Google hit No. 1: No poll needed, this is every LASIK patient’s greatest fear. You go in with blurry vision, come out with none. Dr. Chynn [Emil William Chynn, MD, FACS, MBA] states that this is very rare, but references a case where an Italian woman with atherosclerosis had laser eye surgery and the blood didn’t return in her eye after the LASIK suction ring was removed. Temporary blindness, [Dr.] Chynn explains, may occur because during LASIK surgery “you have to pump the pressure up in the eye to about 6x normal in order to cut a good flap, as you can’t cut an accurate flap in a floppy eye. The pressure is actually higher than your blood pressure, so the eye stops perfusing with blood, and you go temporarily blind.”1
Question No. 4: Will I need glasses after surgery?
Dr. Benatti: LASIK is a very safe surgery, and its aim is to help you avoid wearing glasses. Most patients do not need them after LASIK, but, in a few cases, patients find that very low-power glasses may be necessary, perhaps only for certain specific purposes or special activities. Let me point out here that, despite your LASIK, after the age of 45 years presbyopia begins to develop. After that, you will need glasses for reading or computer use.

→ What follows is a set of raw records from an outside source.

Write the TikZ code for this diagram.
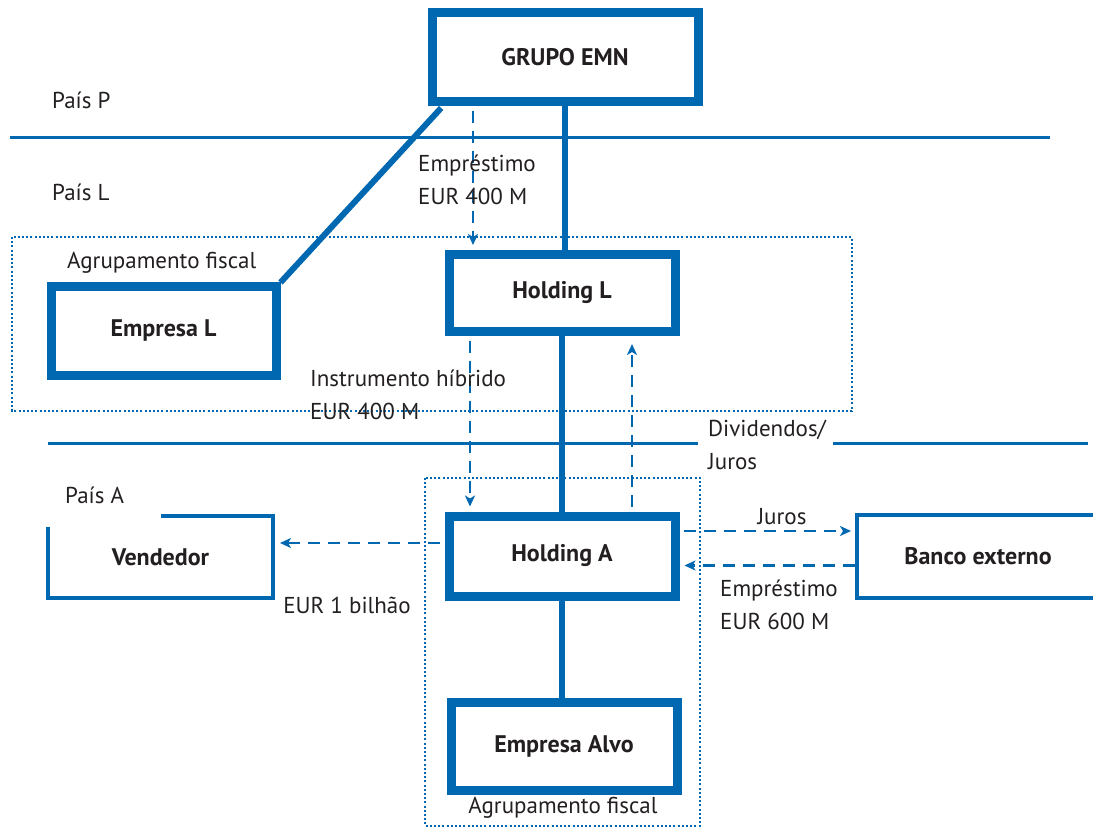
\documentclass[tikz,border=0pt]{standalone}
\usepackage{fontspec}
\setmainfont{PT Sans}
\usetikzlibrary{arrows.meta,calc}
\definecolor{emnblue}{RGB}{0,103,177}
\definecolor{txt}{RGB}{35,31,32}
\begin{document}
\begin{tikzpicture}[x=1pt,y=-1pt,
  font=\fontsize{23}{33}\selectfont, text=txt,
  bigbox/.style={draw=emnblue,line width=9pt,minimum width=226pt,minimum height=80pt,inner sep=0pt,font=\fontsize{24}{28}\selectfont\bfseries},
  openbox/.style={bigbox,draw=none,outer sep=0pt},
  thinline/.style={draw=emnblue,line width=4pt},
  solidlink/.style={draw=emnblue,line width=6pt},
  sepline/.style={draw=emnblue,line width=2.5pt},
  dotbox/.style={draw=emnblue,line width=2.5pt,dash pattern=on 2pt off 2.2pt},
  darr/.style={draw=emnblue,line width=2.5pt,dash pattern=on 12pt off 8pt,-{Stealth[length=11pt,width=10pt,inset=3pt]}},
  lbl/.style={inner sep=0pt,align=left}
]
\useasboundingbox (0,0) rectangle (1093,829);
% grouping boxes
\draw[dotbox] (12,237) rectangle (852,411);
\draw[dotbox] (425,478) rectangle (700,826);
% country separators
\draw[sepline] (10,137.5) -- (1050,137.5);
\draw[sepline] (48,443.5) -- (698,443.5);
\draw[sepline] (833,443.5) -- (1088,443.5);
% nodes
\node[bigbox,minimum width=266pt,minimum height=89pt] (grupo) at (565,57.5) {GRUPO EMN};
\node[bigbox,minimum height=77pt] (hl) at (562,293) {Holding L};
\node[bigbox,minimum width=225pt,minimum height=88pt] (el) at (163.5,331) {Empresa L};
\node[bigbox] (ha) at (562,556) {Holding A};
\node[bigbox,minimum height=88pt] (alvo) at (564,746) {Empresa Alvo};
\node[openbox,minimum width=225pt,minimum height=82pt] (vend) at (160.5,557) {Vendedor};
\node[openbox,minimum width=242pt,minimum height=83pt] (banco) at (978,556.5) {Banco externo};
\draw[thinline] (vend.north) -- (vend.north east) -- (vend.south east) -- (vend.south west) -- ([yshift=-11pt]vend.north west);
\draw[thinline] (banco.north east) -- (banco.north west) -- (banco.south west) -- (banco.south east);
% solid links
\draw[solidlink] (grupo.south) -- (grupo.south |- hl.north);
\draw[solidlink] (hl.south) -- (ha.north);
\draw[solidlink] (ha.south) -- (ha.south |- alvo.north);
\draw[solidlink,shorten <=2pt] ([xshift=15pt]grupo.south west) -- (el.north east);
% dashed flows
\draw[darr,shorten <=4.5pt,shorten >=5pt] ([xshift=-92pt]grupo.south) -- ([xshift=-92pt]grupo.south |- hl.north);
\draw[darr,shorten <=4.5pt,shorten >=5pt] ([xshift=-92pt]hl.south) -- ([xshift=-92pt]hl.south |- ha.north);
\draw[darr,shorten <=5pt,shorten >=8pt] ([xshift=70pt]ha.north) -- ([xshift=70pt]ha.north |- hl.south);
\draw[darr,shorten <=4.5pt,shorten >=7pt] ([yshift=13pt]ha.west) -- ([yshift=13pt]ha.west -| vend.east);
\draw[darr,shorten <=4.5pt,shorten >=6pt] ([yshift=25pt]ha.east) -- ([yshift=25pt]ha.east -| banco.west);
\draw[darr,shorten <=2pt,shorten >=5pt] ([yshift=-9pt]banco.west) -- ([yshift=-9pt]banco.west -| ha.east);
% labels
\node[lbl,anchor=west] (pp) at (52,100) {País P};
\node[lbl,anchor=west] (pl) at (52,192) {País L};
\node[lbl,anchor=west] (pa) at (65,495) {País A};
\node[lbl,anchor=west] (emp4) at (418,179.5) {Empréstimo\\EUR 400 M};
\node[lbl,anchor=west] (ag1) at (67,263) {Agrupamento fiscal};
\node[lbl,anchor=west] (hib) at (310,394.5) {Instrumento híbrido\\EUR 400 M};
\node[lbl,anchor=west] (div) at (708,445) {Dividendos/\\Juros};
\node[lbl] (jur) at (782,517) {Juros};
\node[lbl] (b1) at (347,605) {EUR 1 bilhão};
\node[lbl,anchor=west] (emp6) at (720,605) {Empréstimo\\EUR 600 M};
\node[lbl] (ag2) at (563,808) {Agrupamento fiscal};
\end{tikzpicture}
\end{document}
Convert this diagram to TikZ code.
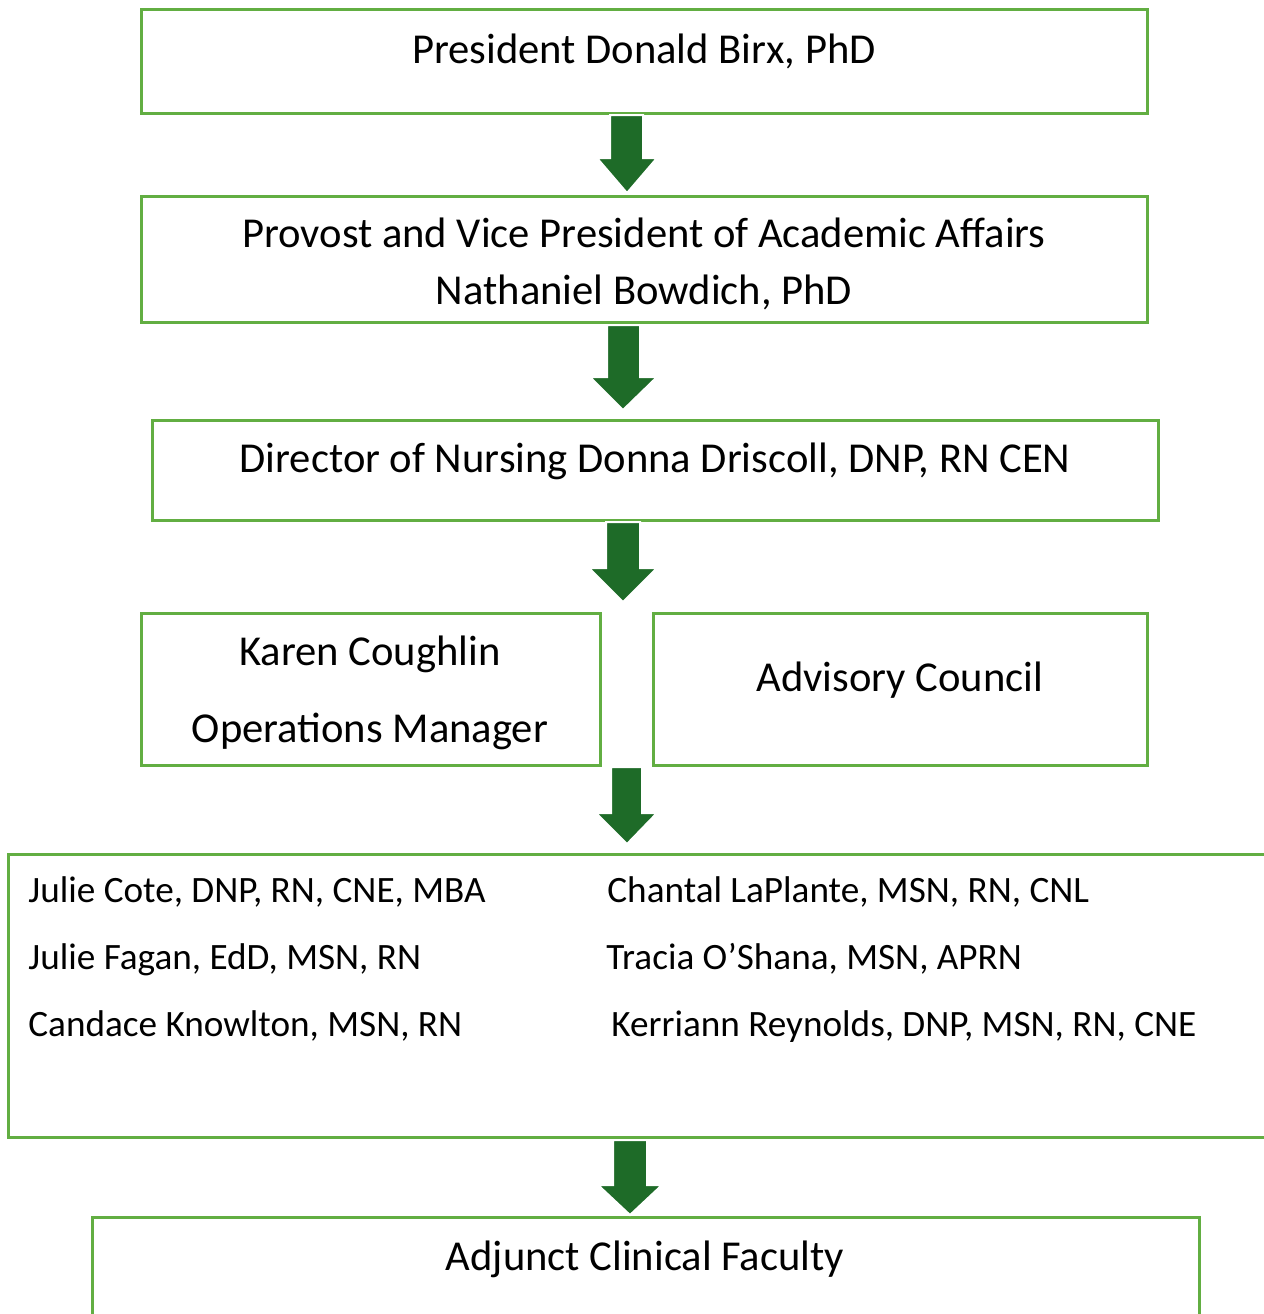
\documentclass[tikz,border=0pt]{standalone}
\usepackage{fontspec}
\setmainfont{Carlito}
\definecolor{boxgreen}{HTML}{62AE42}
\definecolor{arrowgreen}{HTML}{1E6B28}
\tikzset{
  box/.style={draw=boxgreen, line width=1.5pt, rectangle, inner sep=0pt},
  big/.style={font=\fontsize{21.3}{25}\selectfont, anchor=base, inner sep=0pt},
  small/.style={font=\fontsize{18.6}{22}\selectfont, anchor=base west, inner sep=0pt},
  blockarrow/.style={fill=arrowgreen, draw=white, line width=1pt, line join=miter},
}
\begin{document}
\begin{tikzpicture}[x=0.5pt, y=-0.5pt]
\useasboundingbox (0,0) rectangle (1264,1314);
% boxes
\node[box, minimum width=503pt, minimum height=52pt] (b1) at (644,61) {};
\node[box, minimum width=503pt, minimum height=63pt] (b2) at (644,259) {};
\node[box, minimum width=503pt, minimum height=50pt] (b3) at (655,470) {};
\node[box, minimum width=229.5pt, minimum height=76pt] (b4a) at (370.5,689) {};
\node[box, minimum width=247pt, minimum height=76pt] (b4b) at (900,689) {};
\node[box, minimum width=631pt, minimum height=141.5pt] (b5) at (639,995.5) {};
\node[box, minimum width=553.5pt, minimum height=60pt] (b6) at (645.5,1277) {};
% arrows
\filldraw[blockarrow] (610,115) -- (643,115) -- (643,158) -- (657,158) -- (627,193) -- (597,158) -- (610,158) -- cycle;
\filldraw[blockarrow] (607,325) -- (640,325) -- (640,377) -- (657,377) -- (623,410) -- (590,377) -- (607,377) -- cycle;
\filldraw[blockarrow] (606,522) -- (640,522) -- (640,568) -- (657,568) -- (623,602) -- (589,568) -- (606,568) -- cycle;
\filldraw[blockarrow] (611,767) -- (642,767) -- (642,813) -- (657,813) -- (627,844) -- (596,813) -- (611,813) -- cycle;
\filldraw[blockarrow] (613,1140) -- (647,1140) -- (647,1185) -- (662,1185) -- (630,1215) -- (598,1185) -- (613,1185) -- cycle;
% texts
\node[big] (t1) at (644,63) {President Donald Birx, PhD};
\node[big] (t2a) at (644,247) {Provost and Vice President of Academic Affairs};
\node[big] (t2b) at (644,304) {Nathaniel Bowdich, PhD};
\node[big] (t3) at (655,472) {Director of Nursing Donna Driscoll, DNP, RN CEN};
\node[big] (t4a) at (370,665) {Karen Coughlin};
\node[big] (t4b) at (370,742) {Operations Manager};
\node[big] (t4c) at (900,691) {Advisory Council};
\node[small] (p1) at (28,902) {Julie Cote, DNP, RN, CNE, MBA};
\node[small] (p2) at (28,969) {Julie Fagan, EdD, MSN, RN};
\node[small] (p3) at (28,1036) {Candace Knowlton, MSN, RN};
\node[small] (p4) at (607,902) {Chantal LaPlante, MSN, RN, CNL};
\node[small] (p5) at (606,969) {Tracia O’Shana, MSN, APRN};
\node[small] (p6) at (611,1036) {Kerriann Reynolds, DNP, MSN, RN, CNE};
\node[big] (t6) at (645,1270) {Adjunct Clinical Faculty};
\end{tikzpicture}
\end{document}
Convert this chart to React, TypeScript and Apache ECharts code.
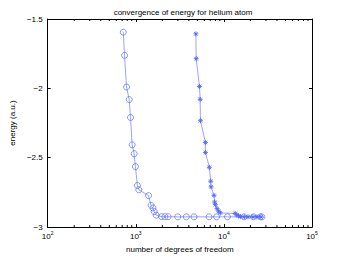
import React, { useEffect, useRef } from "react";
import * as echarts from "echarts";

const circleDof = [721, 745, 785, 842, 871, 910, 958, 990, 1043, 1082, 1394, 1487, 1566, 1619, 1706, 1961, 2137, 2328, 2991, 3745, 4580, 6790, 8263, 10980, 17000, 21650, 25900, 27000];
const circleEnergy = [-1.595, -1.762, -1.99, -2.081, -2.21, -2.407, -2.471, -2.564, -2.7, -2.731, -2.773, -2.843, -2.862, -2.888, -2.914, -2.925, -2.925, -2.925, -2.926, -2.926, -2.926, -2.926, -2.926, -2.926, -2.926, -2.926, -2.926, -2.926];

const starDof = [4805, 4846, 5283, 5375, 5420, 6170, 6170, 6840, 7080, 7150, 7720, 7850, 8000, 8360, 8720, 9100, 13420, 14010, 14680, 15460, 17060, 18770, 21360, 23680, 26240];
const starEnergy = [-1.607, -1.786, -1.986, -2.079, -2.233, -2.39, -2.462, -2.569, -2.669, -2.71, -2.771, -2.819, -2.838, -2.867, -2.886, -2.898, -2.901, -2.912, -2.919, -2.924, -2.926, -2.926, -2.926, -2.926, -2.926];

const minorTicks = [200, 300, 400, 500, 600, 700, 800, 900, 2000, 3000, 4000, 5000, 6000, 7000, 8000, 9000, 20000, 30000, 40000, 50000, 60000, 70000, 80000, 90000];

const yMin = -3;
const yMax = -1.5;

const FONT = "Liberation Sans, Arial, sans-serif";
const BLUE = "#5468ff";
const STAR = "path://M0,-5L0,5M-5,0L5,0M-3.5,-3.5L3.5,3.5M-3.5,3.5L3.5,-3.5";

export default function App() {
  const ref = useRef<HTMLDivElement>(null);
  useEffect(() => {
    const chart = echarts.init(ref.current!, null, { renderer: "svg" });
    const xBase = {
      type: "log" as const,
      logBase: 10,
      min: 100,
      max: 100000,
      splitLine: { show: false },
      axisLine: { show: true, lineStyle: { color: "#000", width: 1 } },
      axisTick: { show: true, inside: true, length: 3, lineStyle: { color: "#000", width: 1 } },
    };
    const yBase = {
      type: "value" as const,
      min: yMin,
      max: yMax,
      interval: 0.5,
      splitLine: { show: false },
      axisLine: { show: true, lineStyle: { color: "#000", width: 1 } },
      axisTick: { show: true, inside: true, length: 3, lineStyle: { color: "#000", width: 1 } },
    };
    chart.setOption({
      animation: false,
      backgroundColor: "#fff",
      title: {
        text: "convergence of energy for helium atom",
        left: 178,
        top: 3,
        textAlign: "center",
        textStyle: { fontFamily: FONT, fontSize: 8, fontWeight: "normal", color: "#000" },
      },
      grid: { left: 45, right: 31, top: 19, bottom: 29, show: false },
      xAxis: [
        {
          ...xBase,
          position: "bottom",
          name: "number of degrees of freedom",
          nameLocation: "middle",
          nameGap: 15,
          nameTextStyle: { fontFamily: FONT, fontSize: 8, color: "#000" },
          axisLabel: {
            margin: 3,
            formatter: (v: number) => `{b|10}{s|${Math.round(Math.log10(v))}}`,
            rich: {
              b: { fontFamily: FONT, fontSize: 8, color: "#000", lineHeight: 10, verticalAlign: "bottom" },
              s: { fontFamily: FONT, fontSize: 5, color: "#000", lineHeight: 10, verticalAlign: "top", padding: [0, 0, 4, 0] },
            },
          },
        },
        { ...xBase, position: "top", axisLabel: { show: false } },
      ],
      yAxis: [
        {
          ...yBase,
          position: "left",
          name: "energy (a.u.)",
          nameLocation: "middle",
          nameGap: 24,
          nameTextStyle: { fontFamily: FONT, fontSize: 8, color: "#000" },
          axisLabel: {
            margin: 5,
            fontFamily: FONT,
            fontSize: 8,
            color: "#000",
            formatter: (v: number) => String(v).replace("-", "\u2212"),
          },
        },
        { ...yBase, position: "right", axisLabel: { show: false } },
      ],
      series: [
        {
          type: "custom",
          silent: true,
          clip: false,
          data: minorTicks.map((v) => [v]),
          renderItem: (params: any, api: any) => {
            const v = api.value(0);
            const b = api.coord([v, yMin]);
            const t = api.coord([v, yMax]);
            const st = { stroke: "#000", lineWidth: 1 };
            return {
              type: "group",
              children: [
                { type: "line", shape: { x1: b[0], y1: b[1], x2: b[0], y2: b[1] - 2 }, style: st },
                { type: "line", shape: { x1: t[0], y1: t[1], x2: t[0], y2: t[1] + 2 }, style: st },
              ],
            };
          },
        },
        {
          type: "line",
          data: circleDof.map((x, i) => [x, circleEnergy[i]]),
          symbol: "circle",
          symbolSize: 6,
          lineStyle: { color: BLUE, width: 0.6 },
          itemStyle: { color: "rgba(255,255,255,0)", borderColor: BLUE, borderWidth: 0.7 },
        },
        {
          type: "line",
          data: starDof.map((x, i) => [x, starEnergy[i]]),
          symbol: STAR,
          symbolSize: 5,
          lineStyle: { color: BLUE, width: 0.6 },
          itemStyle: { color: BLUE, borderColor: BLUE, borderWidth: 0.9 },
        },
      ],
    });
    return () => chart.dispose();
  }, []);
  return <div ref={ref} style={{ position: "fixed", left: 0, top: 0, width: 343, height: 258 }} />;
}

Google hit No. 2: By choosing LASIK with the right doctor and advanced technology, the typical person age 18 to 45 will not need prescription glasses at all. Between age 40 and 50, a person will likely need reading glasses whether they have had LASIK or not, due to the reduced flexibility of their eyes’ lenses. This condition is called presbyopia and can be effectively handled through a special LASIK technique known as monovision, which has given thousands the ability to see both close up and far away. If you are considering LASIK and are using reading glasses, you should ask your LASIK doctor if monovision will work for you.1
Question No. 5: How long does recovery take?
Dr. Benatti: Recovery time is quite short. After surgery, you should go back home to relax and rest. The following day, 24 hours after surgery, you must come back for the first postoperative follow-up visit. Usually by that time all discomfort is over, and your vision, although not definitively stabilized, is very good. From then on you may resume most of your activities, except those we have previously indicated to you.
Google hit No. 1: Most patients who have LASIK are happy about their LASIK recovery time, with the vast majority reporting that their eyes felt fairly normal the day after having surgery. Many patients also experience improved vision immediately following LASIK, but it is important to understand that patients with higher prescriptions will notice an improvement quicker than patients who have lower prescriptions. In these cases, the patient may not see an improvement in their vision until 6 to 8 hours into their LASIK recovery.1
Once patients are well educated on the aims and execution of the procedure, and once all their questions have been answered to their satisfaction and to my own, we can proceed to schedule surgery. With their concerns out of the way, their expectations set properly, and their intraoperative and postoperative cooperation assured, we have the best chance of achieving satisfactory outcomes for our LASIK patients.
1. Solomon KD, Fernández de Castro LE, Sandoval HP, et al. LASIK world literature review. Ophthalmology. 2009;116(4):691-701.